The Whiskey Sour was likely invented at sea. According to Alcohol Professor, long voyages often necessitated alcoholic drinks, as they were one of the few things to consume that would not go rotten. It was also believed that lemons and limes were helpful in preventing illnesses like scurvy, so over time the citrus and whiskey on board were combined to create what we know today as the Whiskey Sour.

For a drink that was likely created out of necessity for sailors, the Whiskey Sour is now considered a quintessential beverage for mixologists and cocktail connoisseurs. Some recipes call for egg whites (via Alcohol Professor), though this is an optional ingredient depending on how much you want to fancy up your cocktail. According to Alcohol Professor, some bartenders may consider that the addition of egg whites makes it a different drink entirely. Adding honey to the cocktail would also make it what is known as a Gold Rush. No matter how you mix your Whiskey Sour, it is usually suggested that you add a cherry as a garnish.

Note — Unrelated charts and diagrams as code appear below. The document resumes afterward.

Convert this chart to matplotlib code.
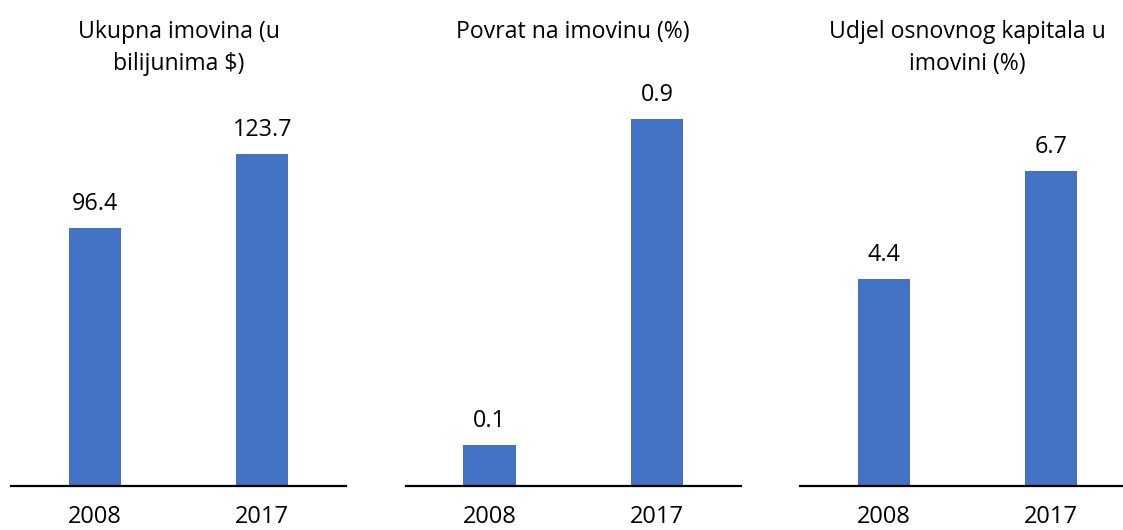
import matplotlib
matplotlib.use("Agg")
import matplotlib.pyplot as plt
import matplotlib.transforms as mtransforms

plt.rcParams['font.family'] = ['Open Sans', 'DejaVu Sans']

years = ["2008", "2017"]
titles = [["Ukupna imovina (u", "bilijunima \\$)"],
          ["Povrat na imovinu (%)"],
          ["Udjel osnovnog kapitala u", "imovini (%)"]]
total_assets = [96.4, 123.7]
roa = [0.1, 0.9]
equity_share = [4.4, 6.7]
series = [total_assets, roa, equity_share]
ymax = [140.3, 0.922, 8.0]

W, H = 1123, 530
fig = plt.figure(figsize=(W / 100, H / 100), dpi=100)
bar_color = "#4472C4"

lefts = [11, 405.7, 800]
ax_w = 335
ax_bottom = 530 - 486
ax_top = 530 - 110

for i in range(3):
    ax = fig.add_axes([lefts[i] / W, ax_bottom / H, ax_w / W, (ax_top - ax_bottom) / H])
    xs = list(range(len(years)))
    ax.bar(xs, series[i], width=0.313, color=bar_color, zorder=2)
    ax.set_xlim(-0.5, 1.5)
    ax.set_ylim(0, ymax[i])
    for s in ["top", "right", "left"]:
        ax.spines[s].set_visible(False)
    ax.spines["bottom"].set_linewidth(1.6)
    ax.spines["bottom"].set_color("black")
    ax.set_yticks([])
    ax.set_xticks(xs)
    ax.set_xticklabels(years, fontsize=17)
    ax.tick_params(axis="x", length=0, pad=14)
    for x, v in zip(xs, series[i]):
        ax.annotate("{:.1f}".format(v), (x, v), xytext=(0, 13),
                    textcoords="offset points", ha="center", va="baseline",
                    fontsize=16.8, color="black")
    trans = mtransforms.blended_transform_factory(ax.transAxes, fig.transFigure)
    for k, line in enumerate(titles[i]):
        ax.text(0.5, 1 - (38 + 32 * k) / H, line, transform=trans, ha="center",
                va="baseline", fontsize=16.6)

fig.savefig("out.png", dpi=100)
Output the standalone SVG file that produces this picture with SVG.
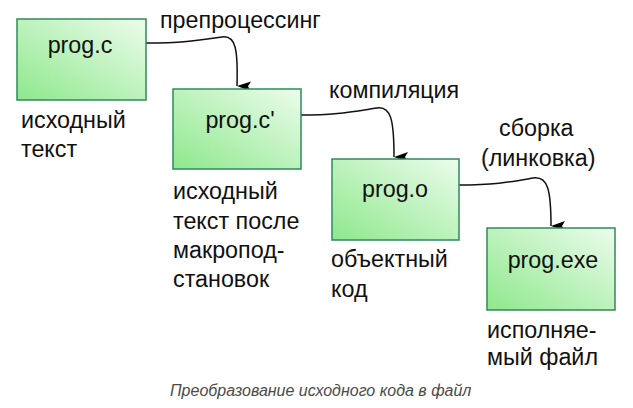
<svg xmlns="http://www.w3.org/2000/svg" width="633" height="408" viewBox="0 0 633 408">
  <defs>
    <linearGradient id="boxFill" x1="1" y1="0" x2="0" y2="1">
      <stop offset="0" stop-color="#ecfcec"/>
      <stop offset="1" stop-color="#8ee88c"/>
    </linearGradient>
    <marker id="arrow" viewBox="0 0 10 14" refX="5" refY="14" markerWidth="10" markerHeight="14" markerUnits="userSpaceOnUse" orient="auto-start-reverse">
      <path d="M0,0 L5,3 L10,0 L5,14 Z" fill="#000"/>
    </marker>
  </defs>
  <style>
    .box { fill: url(#boxFill); stroke: #2f8a5c; stroke-width: 1.5; }
    .t { font-family: "Liberation Sans", Arial, sans-serif; font-size: 23.3px; fill: #111; }
    .c { text-anchor: middle; }
    .edge { fill: none; stroke: #111; stroke-width: 1.5; }
    .cap { font-family: "Liberation Sans", Arial, sans-serif; font-size: 16px; font-style: italic; fill: #4a4a4a; }
  </style>
  <rect width="633" height="408" fill="#fff"/>

  <g id="connectors">
    <path class="edge" d="M146,43 C180,43 195,41 222,37 C236,35 238,50 237,86" marker-end="url(#arrow)"/>
    <path class="edge" d="M301,115 C335,115 350,112 377,108 C391,106 394,120 394,157" marker-end="url(#arrow)"/>
    <path class="edge" d="M459,185 C495,185 510,182 533,178 C548,176 551,190 551,226" marker-end="url(#arrow)"/>
  </g>

  <g id="edge-labels">
    <text class="t" x="160" y="28">препроцессинг</text>
    <text class="t" x="329" y="98">компиляция</text>
    <text class="t" x="499" y="136">сборка</text>
    <text class="t" x="481" y="166">(линковка)</text>
  </g>

  <g id="node-prog-c">
    <rect class="box" x="17" y="19" width="129" height="81"/>
    <text class="t c" x="80" y="53">prog.c</text>
    <text class="t" x="21" y="128">исходный</text>
    <text class="t" x="21" y="157">текст</text>
  </g>

  <g id="node-prog-c-prime">
    <rect class="box" x="173" y="89" width="128" height="80"/>
    <text class="t c" x="240" y="128">prog.c'</text>
    <text class="t" x="173" y="199">исходный</text>
    <text class="t" x="173" y="229">текст после</text>
    <text class="t" x="173" y="258">макропод-</text>
    <text class="t" x="173" y="287">становок</text>
  </g>

  <g id="node-prog-o">
    <rect class="box" x="332" y="159" width="127" height="81"/>
    <text class="t c" x="395" y="197">prog.o</text>
    <text class="t" x="331" y="267">объектный</text>
    <text class="t" x="331" y="297">код</text>
  </g>

  <g id="node-prog-exe">
    <rect class="box" x="487" y="228" width="128" height="82"/>
    <text class="t c" x="553" y="268">prog.exe</text>
    <text class="t" x="487" y="338">исполняе-</text>
    <text class="t" x="487" y="365">мый файл</text>
  </g>

  <text class="cap" x="170" y="396">Преобразование исходного кода в файл</text>
</svg>
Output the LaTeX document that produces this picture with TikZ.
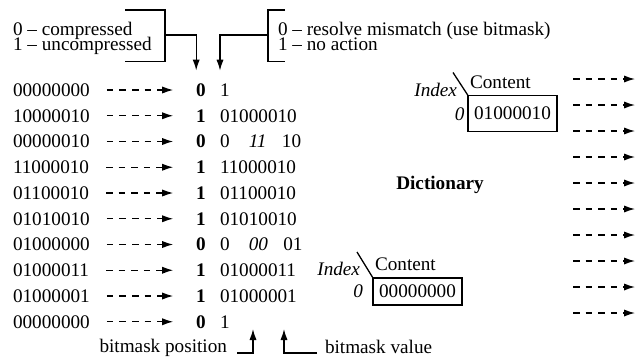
\documentclass[tikz,border=0pt]{standalone}
\usepackage{fontspec}
\setmainfont{Liberation Serif}[Scale=0.96]
\usetikzlibrary{arrows.meta, calc}

\begin{document}
\begin{tikzpicture}[x=0.5pt, y=-0.5pt,
    every node/.style={inner sep=0pt, outer sep=0pt},
    wire/.style={line width=0.65pt},
    tip/.style={wire, -{Latex[length=5.5pt, width=3.6pt]}},
    feed/.style={tip, dash pattern=on 3.3pt off 3pt},
    dictbox/.style={draw, line width=0.65pt, minimum width=44.5pt}]

    % Fix the size of the figure
    \useasboundingbox (0,0) rectangle (636,360);

    % Legend of the two flag columns
    \node[anchor=base west] (compA) at (13,35) {0 -- compressed};
    \node[anchor=base west] (compB) at (13,50) {1 -- uncompressed};
    \node[anchor=base west] (maskA) at (278,35) {0 -- resolve mismatch (use bitmask)};
    \node[anchor=base west] (maskB) at (278,50) {1 -- no action};

    % Input words, flags and compressed words
    \foreach \word/\flag/\code [count=\i from 0] in {
        00000000/0/1,
        10000010/1/01000010,
        00000010/0/{0\quad\textit{11}\hspace{.8em}10},
        11000010/1/11000010,
        01100010/1/01100010,
        01010010/1/01010010,
        01000000/0/{0\quad\textit{00}\hspace{.8em}01},
        01000011/1/01000011,
        01000001/1/01000001,
        00000000/0/1}
    {
        \node[anchor=west] (in\i) at (13,{90+25.75*\i}) {\word};
        \node[font=\bfseries] (flag\i) at (201,{90+25.75*\i}) {\flag};
        \node[anchor=west] (out\i) at (220,{90+25.75*\i}) {\code};
        \draw[feed, shorten <=8.5pt, shorten >=11.5pt] (in\i) -- (flag\i);
    }

    % Brackets of the legend
    \coordinate (compJoin) at (165,35);
    \coordinate (maskJoin) at (268,35);
    \draw[wire] (125,10) -| (165,61.5) -- (125,61.5);
    \draw[wire] (285,10) -| (268,61.5) -- (285,61.5);
    \draw[tip, shorten >=6.5pt] (compJoin) -| (flag0.north west);
    \draw[tip, shorten >=6.5pt] (maskJoin) -| (out0.north west);

    % Bitmask labels
    \node[anchor=base east] (posLabel) at (227,352) {bitmask position};
    \node[anchor=base west] (valLabel) at (325,353) {bitmask value};
    \coordinate (posTip) at (253,329);
    \coordinate (valTip) at (284,329);
    \draw[tip] ($(posLabel.base east)+(10,1)$) -| (posTip);
    \draw[tip] ($(valLabel.base west)+(-8,0)$) -| (valTip);

    % First dictionary
    \node[dictbox, minimum height=18pt] (dictA) at (512.5,113.5) {01000010};
    \node[anchor=base west] (contA) at ($(dictA.north west)+(2,-7)$) {Content};
    \node[anchor=base east, font=\itshape] (idxA) at ($(dictA.north west)+(-11,1)$) {Index};
    \node[anchor=east, font=\itshape] (keyA) at ($(dictA.west)+(-3.5,1)$) {0};
    \draw[wire] (dictA.north west) -- ++(-15,-23);

    \node[font=\bfseries] (dictLabel) at (440,185) {Dictionary};

    % Second dictionary
    \node[dictbox, minimum height=13.5pt] (dictB) at (417.5,291.5) {00000000};
    \node[anchor=base west] (contB) at ($(dictB.north west)+(2,-8)$) {Content};
    \node[anchor=base east, font=\itshape] (idxB) at ($(dictB.north west)+(-13,-3)$) {Index};
    \node[anchor=east, font=\itshape] (keyB) at ($(dictB.west)+(-10,0)$) {0};
    \draw[wire] (dictB.north west) -- ++(-16,-26);

    % Output stream
    \foreach \i in {0,...,9} {
        \coordinate (streamS\i) at (573,{79+26*\i});
        \coordinate (streamE\i) at (635,{79+26*\i});
        \draw[feed] (streamS\i) -- (streamE\i);
    }

\end{tikzpicture}
\end{document}
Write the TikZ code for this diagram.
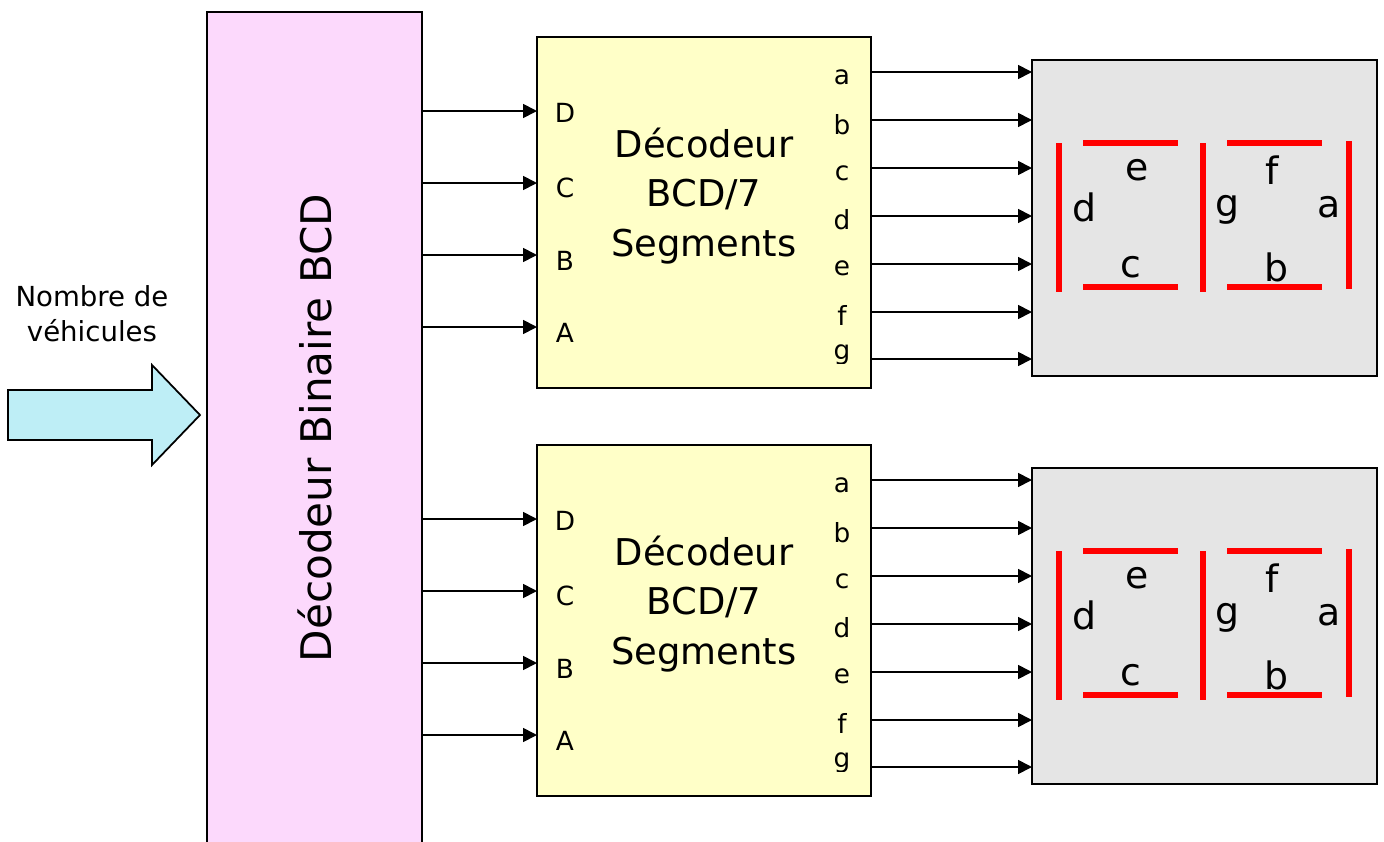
\documentclass[tikz,border=0pt]{standalone}
\usepackage{fontspec}
\setmainfont{DejaVu Sans}
\usetikzlibrary{arrows.meta}
\definecolor{pinkfill}{HTML}{FCD9FC}
\definecolor{yelfill}{HTML}{FFFFC8}
\definecolor{grayfill}{HTML}{E5E5E5}
\definecolor{cyanfill}{HTML}{BEEEF6}
\definecolor{segred}{HTML}{FF0000}
\tikzset{
  box/.style={draw=black, line width=1.3pt, inner sep=0pt, outer sep=0pt},
  conn/.style={line width=1pt, -{Triangle[length=0.28cm,width=0.28cm]}},
  seg/.style={segred, line width=3.4pt},
  inlbl/.style={font=\fontsize{15}{18}\selectfont, inner sep=0pt},
  outlbl/.style={font=\fontsize{15}{18}\selectfont, inner sep=0pt},
  seglbl/.style={font=\fontsize{21.5}{24}\selectfont, inner sep=0pt},
  blocktxt/.style={font=\fontsize{21}{28.35}\selectfont, align=center, inner sep=0pt},
}
\begin{document}
\begin{tikzpicture}[x=0.02cm, y=-0.02cm]
\clip (0,0) rectangle (1384,842);
\fill[white] (0,0) rectangle (1384,842);

% big binary decoder
\node[box, fill=pinkfill, minimum width=215*0.02cm, minimum height=848*0.02cm] (bin) at (314.5,436) {};
\node[rotate=90, font=\fontsize{24}{28}\selectfont, inner sep=0pt] (bintxt) at (315,428) {Décodeur Binaire BCD};

% input arrow
\draw[line width=1pt, fill=cyanfill] (8,390) -- (152,390) -- (152,365) -- (200,415) -- (152,465) -- (152,440) -- (8,440) -- cycle;
\node[font=\fontsize{15.7}{19.8}\selectfont, align=center, inner sep=0pt] (nbtxt) at (92,314) {Nombre de\\véhicules};

\foreach \k/\dy in {1/0, 2/408} {
  % BCD/7 segment decoder
  \node[box, fill=yelfill, minimum width=334*0.02cm, minimum height=351*0.02cm] (dec\k) at (704,212.5+\dy) {};
  \node[blocktxt] (dectxt\k) at (704,196+\dy) {Décodeur\\BCD/7\\Segments};
  % display
  \node[box, fill=grayfill, minimum width=345*0.02cm, minimum height=316*0.02cm] (disp\k) at (1204.5,218+\dy) {};
  % inputs
  \foreach \y/\l/\ly in {111/D/113, 183/C/188, 255/B/261, 327/A/333} {
    \coordinate (in\k\l) at (dec\k.west |- 0,\y+\dy);
    \draw[conn] (bin.east |- in\k\l) -- (in\k\l);
    \node[inlbl] (lbl\k\l) at (565,\ly+\dy) {\l};
  }
  % outputs
  \foreach \y/\l/\ly in {72/a/77, 120/b/125, 168/c/173, 216/d/220, 264/e/268, 312/f/315} {
    \coordinate (out\k\l) at (disp\k.west |- 0,\y+\dy);
    \draw[conn] (dec\k.east |- out\k\l) -- (out\k\l);
    \node[outlbl] (olbl\k\l) at (842,\ly+\dy) {\l};
  }
  \coordinate (out\k g) at (disp\k.west |- 0,359+\dy);
  \draw[conn] (dec\k.east |- out\k g) -- (out\k g);
  \begin{scope}
    \clip (820,340+\dy) rectangle (870,363+\dy);
    \node[outlbl] (olbl\k g) at (842,355+\dy) {g};
  \end{scope}
  % segments
  \draw[seg] (1059,143+\dy) -- (1059,292+\dy);
  \draw[seg] (1083,143+\dy) -- (1178,143+\dy);
  \draw[seg] (1083,287+\dy) -- (1178,287+\dy);
  \draw[seg] (1203,143+\dy) -- (1203,292+\dy);
  \draw[seg] (1227,143+\dy) -- (1322,143+\dy);
  \draw[seg] (1227,287+\dy) -- (1322,287+\dy);
  \draw[seg] (1349,141+\dy) -- (1349,289+\dy);
  \node[seglbl] (se\k) at (1137,170+\dy) {e};
  \node[seglbl] (sd\k) at (1084,207+\dy) {d};
  \node[seglbl] (sc\k) at (1131,267+\dy) {c};
  \node[seglbl] (sf\k) at (1272,170+\dy) {f};
  \node[seglbl] (sg\k) at (1227,210+\dy) {g};
  \node[seglbl] (sa\k) at (1329,207+\dy) {a};
  \node[seglbl] (sb\k) at (1276,267+\dy) {b};
}
\end{tikzpicture}
\end{document}
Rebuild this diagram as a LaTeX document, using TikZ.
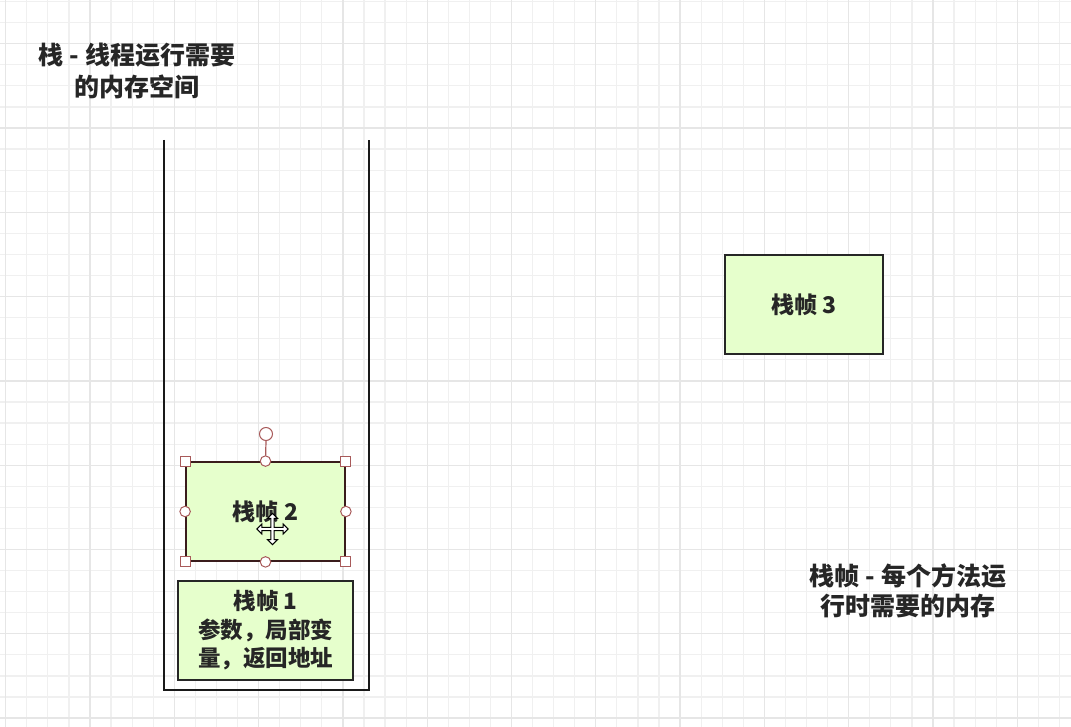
\documentclass[tikz,border=0pt]{standalone}
\usepackage{fontspec}
\setmainfont{Noto Sans CJK SC}
\definecolor{framegreen}{HTML}{E6FFCC}
\definecolor{gridminor}{HTML}{F0F0F0}
\definecolor{gridmajor}{HTML}{E6E6E6}
\definecolor{txt}{HTML}{262626}
\definecolor{selred}{HTML}{A85A5A}
\definecolor{selborder}{HTML}{3A1C1C}
\tikzset{
  minorline/.style={draw=gridminor, line width=1.2pt},
  majorline/.style={draw=gridmajor, line width=1.3pt},
  stackwall/.style={draw=black!90, line width=2pt},
  framebox/.style={draw=black!85, line width=1.8pt, fill=framegreen, inner sep=0pt, text=txt, align=center},
  freetext/.style={text=txt, align=center, inner sep=0pt},
  sqhandle/.style={draw=selred, fill=white, line width=1pt, minimum size=10pt, inner sep=0pt},
  cirhandle/.style={draw=selred, fill=white, line width=1pt, circle, minimum size=10.5pt, inner sep=0pt},
  rothandle/.style={draw=selred, fill=white, line width=1pt, circle, minimum size=13pt, inner sep=0pt},
}
\begin{document}
\begin{tikzpicture}[x=1pt,y=-1pt]
\useasboundingbox (0,0) rectangle (1071,727);
\fill[white] (0,0) rectangle (1071,727);
% grid
\foreach \i in {0,...,50} { \draw[minorline] (5.7+\i*21.075,0) -- (5.7+\i*21.075,727); }
\foreach \j in {0,...,34} { \draw[minorline] (0,1.55+\j*21.075) -- (1071,1.55+\j*21.075); }
\foreach \i in {0,4,...,48} { \draw[majorline] (5.7+\i*21.075,0) -- (5.7+\i*21.075,727); }
\foreach \j in {2,6,...,34} { \draw[majorline] (0,1.55+\j*21.075) -- (1071,1.55+\j*21.075); }

% title
\node[freetext, font=\fontsize{25}{32}\selectfont\bfseries] (title) at (137,71) {栈 - 线程运行需要\\的内存空间};

% stack container
\coordinate (sTL) at (164.3,140);
\coordinate (sBL) at (164.3,690);
\coordinate (sBR) at (368.5,690);
\coordinate (sTR) at (368.5,140);
\draw[stackwall] (sTL) -- (sBL) -- (sBR) -- (sTR);

% frame 1
\node[framebox, minimum width=175pt, minimum height=99pt, font=\fontsize{22.5}{28.5}\selectfont\bfseries] (f1) at (265.5,630.5) {栈帧 1\\参数，局部变\\量，返回地址};

% frame 2 (selected)
\node[framebox, draw=selborder, minimum width=159pt, minimum height=99pt, font=\fontsize{23}{28}\selectfont\bfseries] (f2) at (265.5,511.5) {栈帧 2};
\node[rothandle] (rot) at (266,434) {};
\draw[selred, line width=1.2pt] (rot.south) -- (f2.north);
\foreach \a in {north west,north east,south west,south east} { \node[sqhandle] at (f2.\a) {}; }
\foreach \a in {north,south,east,west} { \node[cirhandle] at (f2.\a) {}; }
% move cursor
\begin{scope}[shift={(272.5,529)}, scale=1.12]
\draw[fill=white, draw=black, line width=1pt, line join=miter]
 (0,-14) -- (4.5,-9.5) -- (1.5,-9.5) -- (1.5,-1.5) -- (9.5,-1.5) -- (9.5,-4.5) -- (14,0) -- (9.5,4.5) -- (9.5,1.5) -- (1.5,1.5) -- (1.5,9.5) -- (4.5,9.5) -- (0,14) -- (-4.5,9.5) -- (-1.5,9.5) -- (-1.5,1.5) -- (-9.5,1.5) -- (-9.5,4.5) -- (-14,0) -- (-9.5,-4.5) -- (-9.5,-1.5) -- (-1.5,-1.5) -- (-1.5,-9.5) -- (-4.5,-9.5) -- cycle;
\end{scope}

% frame 3
\node[framebox, minimum width=158pt, minimum height=99pt, font=\fontsize{23}{28}\selectfont\bfseries] (f3) at (804,304.5) {栈帧 3};

% caption
\node[freetext, font=\fontsize{25}{30}\selectfont\bfseries] (cap) at (908,591) {栈帧 - 每个方法运\\行时需要的内存};
\end{tikzpicture}
\end{document}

The coloring of a Cosmopolitan makes it instantly recognizable, with its signature pink hues coming from the blend of cranberry juice and vodka. In fact, the classic cocktail is quite similar to the standard vodka cranberry drink many would normally order at a bar, but with the key addition of lime juice. So, next time you are at a bar, do not settle for just two-thirds of the ingredients — after all, doesn't ordering a Cosmopolitan sound way fancier than just ordering a vodka cran?

The origins of the Cosmopolitan date back to before World War II, though the drink was popularized in modern culture through outlets like "Sex and the City" (via Punch Drink). So if you have ever wanted to channel your inner Carrie Bradshaw, head to the bar and order a Cosmo. Or, stock up on those three simple ingredients and mix one at home yourself. Either way, you will have an easy go-to drink of choice next time you want to impress your friends with your cocktail knowledge.

Tom Collins

The Tom Collins has prankster origins that date back to 1876 when it first appeared in "The Bartender's Guide" by Jerry Thomas (via Spirits Beacon). A variation of a highball, the Tom Collins takes the base cocktail of a highball and substitutes gin for rye and adds sugar and the citrus of lemon juice (via Quarentinis, Eh?), essentially making it a fancy, fizzy, spiked lemonade of sorts. Traditionally, these cocktails are served in classic highball-style glasses. There are several versions of the Tom Collins, including the John Collins, which swaps out the gin for bourbon. The Tom Collins also bares a striking resemblance to the Gin Fizz, with near-identical ingredients, but with one key distinction: The Gin Fizz is shaken and served without ice, while the Tom Collins is poured over ice sans shaking.

If you want, you can ask the bartender if they can throw in lime juice for an added dose of citrus flavor, or you can order it as is and you will still get the benefit of the lemon juice included.


As the official drink of the city of New Orleans (and a signature fixture of the state of Louisiana for over 100 years, per Liquor.com), the Sazerac has deep American roots that go back to the early 1800s. Named after a French brandy of the same name, the Sazerac was reportedly invented right on Royal Street, and since then has taken on different ingredients, much like the other cocktails included on this list. The drink was officially crowned as the official New Orleans cocktail in 2008, according to NewOrleans.com.

Fear not, because you do not have to be in New Orleans to order a Sazerac. Much like a Mint Julep at the Kentucky Derby, the drink is associated with a particular location, but bars nationwide should have the ingredients on hand. With whiskey or bourbon as its base, you mix in bitters and either absinthe or herbsaint. Stir and enjoy.